There is no other way to stop corruption.

A Marxist-Leninist website has the following information: The 145 million tonnes of iron ore that was extracted in India last year fetched Rs 3,000/tonne in the market. It cost Rs 300 to mine, and another Rs 300 or less was paid as royalty to the government. The balance was profit for the mining company. The numbers may or may not be correct, but the website goes on to look at profit trends in companies like Tata Steel and Sesa Goa, and the resulting valuations for the latter, which changed hands not long ago. Among the questions that the website asks is whether the ore belongs to the local people, the state government, the central government, or the mining company. It is easy to see from this how the alienation of large numbers of people (usually marginalised tribal populations in forested areas) because of mining controversies can have fuelled the Maoist insurgency across the country’s heartland.

Cut to an industry body said to represent mining interests, which has come out in opposition to the policy of auctioning mining rights. This seems quixotic, when the mining of oil and gas fields has been accepted policy the world over. The ground rules under which contracts are signed are well established, and there is no reason why prospecting for coal or bauxite should be not be dealt with in the same way, and why proven reserves should not be auctioned to the highest bidder. This is especially the case when it is well known that the granting of mining rights has been a grey area, with companies lobbying furiously to get rights to one or other block. While it is next to impossible to verify such claims, it is said that at least one minister in the last government was handing out mining rights on the basis of a fixed kickback rate per million tonnes of ore being given. It is precisely this kind of corruption that an open auction is designed to prevent, and it is surprising that an industry body should be opposing it.

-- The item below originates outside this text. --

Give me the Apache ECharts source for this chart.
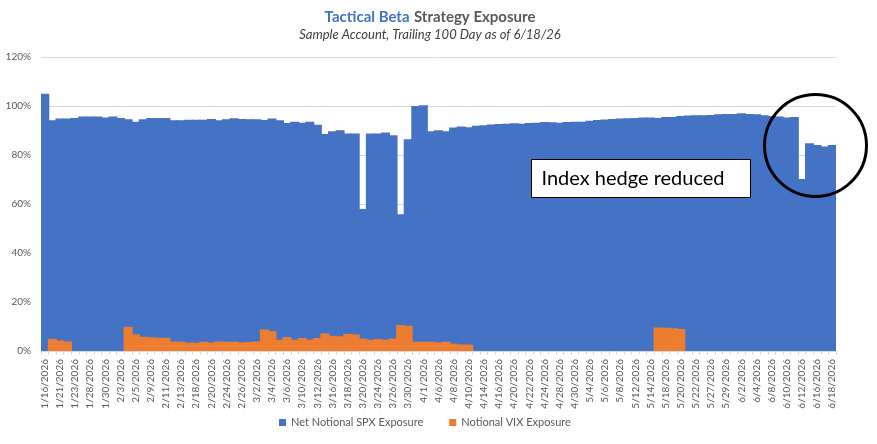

As it happens, the government decided more than a year ago that auctions are the right way to go—a stance that China too has taken. The policy adopted in March 2008 said that mining leases would be auctioned to actual users and that exports would be encouraged in value-added form (in other words, the country should export steel, not iron ore). It is not clear that the legislative changes required to give effect to this policy have been carried out; even if they have not, that is only a procedural hurdle.

The states that have the largest mineral deposits are not happy with the auction policy, because they would like businessmen to set up industrial units in the states that have the ore. While this view is understandable, it does not make economic sense. Industries use different inputs and often different minerals in the same industrial process. Transport linkages (including ports) are important in determining location, as is the simple but often complicated question of the availability of land. A businessman should have the freedom to locate his industrial unit where he finds it most convenient; that a mineral comes from a particular state should not be relevant, especially if the state gets an appropriate cess or royalty on the minerals mined within its borders. That cess or royalty, bid in open auction, can and perhaps should be used substantially for the benefit of the people in the area being mined, especially when they are poor and marginalised.